About
Waro (noun): coal, charcoal, carbon
The Waro Project aims to:
- Investigate and present the effective mix of arrangements and benefits to achieve afforestation of [permanent] native forest on Māori land
- Clarify the decision-making pathway/s for and with Māori landowners in carbon farming
- Understand the perspective of emitters and their preferences for meeting their emissions liabilities
With the mānuka honey industry taking off and the Paris Agreement causing carbon prices to increase, earning an income from planting native trees may become lucrative. Māori land owners interested in sustainable development options are looking at native forest carbon farming to compliment other economic, environmental and cultural benefits flowing from letting indigenous plants grow on the whenua again.
This research project aims to identify the opportunities and barriers for Māori land that could be used for native plant reforestation and carbon farming.
East Coast hapū members and landowners have joined with Motu Economic and Public Policy Research Trust, Hikurangi Enterprises, and post-graduate students from Victoria University of Wellington to work together on an action research project supported by the Sustainable Land Management and Climate Change Research Programme (SLMACC) funded by the Ministry of Primary Industries.
This site includes information about the project, but more importantly, resources to provide accurate, user-friendly information to landowners.

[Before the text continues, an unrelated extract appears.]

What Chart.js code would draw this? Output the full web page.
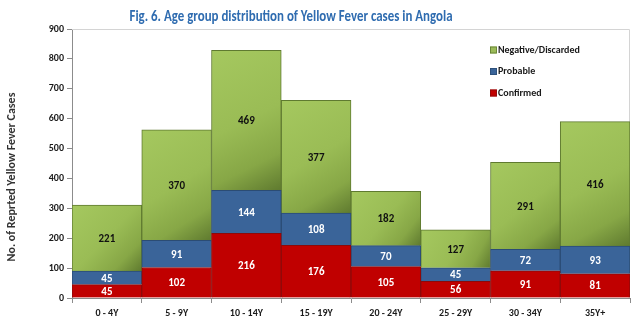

“…each year we were reliant on what the share-market was doing, and what bonds were doing, in order to get income to operate the Trust, and still trying to grow that portfolio. So then to get a carbon cheque each year of – after tax – around $150,000, it is quite a significant amount for doing nothing different.”
Māori landowner
“I think our largest one is probably 100,000 units per year and the smallest one might be 5 to 10,000 units per year. So quite a range. Size in and of itself isn’t really a problem, it just depends what sort of order you need to fill.”